-- Begin DATA SHOWN --

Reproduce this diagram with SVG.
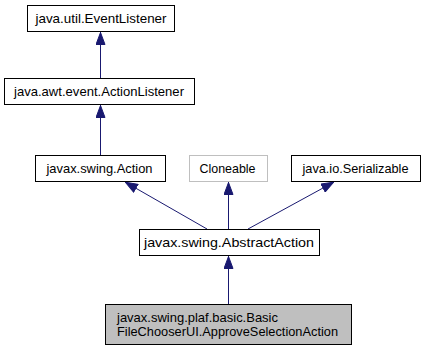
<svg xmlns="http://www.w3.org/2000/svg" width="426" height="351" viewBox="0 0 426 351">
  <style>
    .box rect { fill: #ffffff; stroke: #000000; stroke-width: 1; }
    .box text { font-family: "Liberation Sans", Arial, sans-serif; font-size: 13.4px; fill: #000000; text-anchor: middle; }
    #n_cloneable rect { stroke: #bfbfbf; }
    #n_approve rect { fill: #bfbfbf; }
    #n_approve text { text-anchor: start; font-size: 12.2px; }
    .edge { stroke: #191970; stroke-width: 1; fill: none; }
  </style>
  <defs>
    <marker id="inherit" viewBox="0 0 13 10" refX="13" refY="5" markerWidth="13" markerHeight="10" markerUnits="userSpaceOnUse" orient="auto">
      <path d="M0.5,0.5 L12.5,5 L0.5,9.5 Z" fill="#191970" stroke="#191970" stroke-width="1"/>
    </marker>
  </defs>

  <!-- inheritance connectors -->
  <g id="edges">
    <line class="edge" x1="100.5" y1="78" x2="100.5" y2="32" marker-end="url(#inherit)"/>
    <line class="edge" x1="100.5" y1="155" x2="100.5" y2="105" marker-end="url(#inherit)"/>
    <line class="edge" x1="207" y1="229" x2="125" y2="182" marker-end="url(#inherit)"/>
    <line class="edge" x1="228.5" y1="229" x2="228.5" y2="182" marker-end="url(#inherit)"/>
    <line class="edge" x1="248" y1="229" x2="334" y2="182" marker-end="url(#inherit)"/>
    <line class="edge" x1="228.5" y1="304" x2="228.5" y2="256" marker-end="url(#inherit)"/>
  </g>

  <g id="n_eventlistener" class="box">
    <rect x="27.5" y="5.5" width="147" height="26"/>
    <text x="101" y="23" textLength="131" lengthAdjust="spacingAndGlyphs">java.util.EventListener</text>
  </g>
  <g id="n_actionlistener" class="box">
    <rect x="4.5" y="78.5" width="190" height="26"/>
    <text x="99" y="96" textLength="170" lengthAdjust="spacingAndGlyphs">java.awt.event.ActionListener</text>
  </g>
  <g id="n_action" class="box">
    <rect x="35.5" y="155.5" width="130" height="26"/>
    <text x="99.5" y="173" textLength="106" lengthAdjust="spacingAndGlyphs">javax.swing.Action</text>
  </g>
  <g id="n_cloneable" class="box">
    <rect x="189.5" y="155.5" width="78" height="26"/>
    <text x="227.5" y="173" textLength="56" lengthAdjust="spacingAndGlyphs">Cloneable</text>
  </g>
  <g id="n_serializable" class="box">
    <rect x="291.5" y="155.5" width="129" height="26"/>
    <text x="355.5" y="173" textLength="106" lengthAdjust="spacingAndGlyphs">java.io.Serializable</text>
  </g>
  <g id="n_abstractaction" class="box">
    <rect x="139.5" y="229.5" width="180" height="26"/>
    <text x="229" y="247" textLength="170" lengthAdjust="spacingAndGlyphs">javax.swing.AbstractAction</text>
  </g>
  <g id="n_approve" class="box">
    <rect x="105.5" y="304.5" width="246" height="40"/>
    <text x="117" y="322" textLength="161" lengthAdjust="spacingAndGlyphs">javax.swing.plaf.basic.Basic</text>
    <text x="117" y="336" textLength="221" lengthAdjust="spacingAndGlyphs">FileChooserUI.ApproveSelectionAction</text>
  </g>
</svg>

-- End DATA SHOWN --

= AIM =
Transcribe the full listing above exactly, with the images removed.

= TASK RESPONSE =
Reproduce this diagram with SVG.
<svg xmlns="http://www.w3.org/2000/svg" width="426" height="351" viewBox="0 0 426 351">
  <style>
    .box rect { fill: #ffffff; stroke: #000000; stroke-width: 1; }
    .box text { font-family: "Liberation Sans", Arial, sans-serif; font-size: 13.4px; fill: #000000; text-anchor: middle; }
    #n_cloneable rect { stroke: #bfbfbf; }
    #n_approve rect { fill: #bfbfbf; }
    #n_approve text { text-anchor: start; font-size: 12.2px; }
    .edge { stroke: #191970; stroke-width: 1; fill: none; }
  </style>
  <defs>
    <marker id="inherit" viewBox="0 0 13 10" refX="13" refY="5" markerWidth="13" markerHeight="10" markerUnits="userSpaceOnUse" orient="auto">
      <path d="M0.5,0.5 L12.5,5 L0.5,9.5 Z" fill="#191970" stroke="#191970" stroke-width="1"/>
    </marker>
  </defs>

  <!-- inheritance connectors -->
  <g id="edges">
    <line class="edge" x1="100.5" y1="78" x2="100.5" y2="32" marker-end="url(#inherit)"/>
    <line class="edge" x1="100.5" y1="155" x2="100.5" y2="105" marker-end="url(#inherit)"/>
    <line class="edge" x1="207" y1="229" x2="125" y2="182" marker-end="url(#inherit)"/>
    <line class="edge" x1="228.5" y1="229" x2="228.5" y2="182" marker-end="url(#inherit)"/>
    <line class="edge" x1="248" y1="229" x2="334" y2="182" marker-end="url(#inherit)"/>
    <line class="edge" x1="228.5" y1="304" x2="228.5" y2="256" marker-end="url(#inherit)"/>
  </g>

  <g id="n_eventlistener" class="box">
    <rect x="27.5" y="5.5" width="147" height="26"/>
    <text x="101" y="23" textLength="131" lengthAdjust="spacingAndGlyphs">java.util.EventListener</text>
  </g>
  <g id="n_actionlistener" class="box">
    <rect x="4.5" y="78.5" width="190" height="26"/>
    <text x="99" y="96" textLength="170" lengthAdjust="spacingAndGlyphs">java.awt.event.ActionListener</text>
  </g>
  <g id="n_action" class="box">
    <rect x="35.5" y="155.5" width="130" height="26"/>
    <text x="99.5" y="173" textLength="106" lengthAdjust="spacingAndGlyphs">javax.swing.Action</text>
  </g>
  <g id="n_cloneable" class="box">
    <rect x="189.5" y="155.5" width="78" height="26"/>
    <text x="227.5" y="173" textLength="56" lengthAdjust="spacingAndGlyphs">Cloneable</text>
  </g>
  <g id="n_serializable" class="box">
    <rect x="291.5" y="155.5" width="129" height="26"/>
    <text x="355.5" y="173" textLength="106" lengthAdjust="spacingAndGlyphs">java.io.Serializable</text>
  </g>
  <g id="n_abstractaction" class="box">
    <rect x="139.5" y="229.5" width="180" height="26"/>
    <text x="229" y="247" textLength="170" lengthAdjust="spacingAndGlyphs">javax.swing.AbstractAction</text>
  </g>
  <g id="n_approve" class="box">
    <rect x="105.5" y="304.5" width="246" height="40"/>
    <text x="117" y="322" textLength="161" lengthAdjust="spacingAndGlyphs">javax.swing.plaf.basic.Basic</text>
    <text x="117" y="336" textLength="221" lengthAdjust="spacingAndGlyphs">FileChooserUI.ApproveSelectionAction</text>
  </g>
</svg>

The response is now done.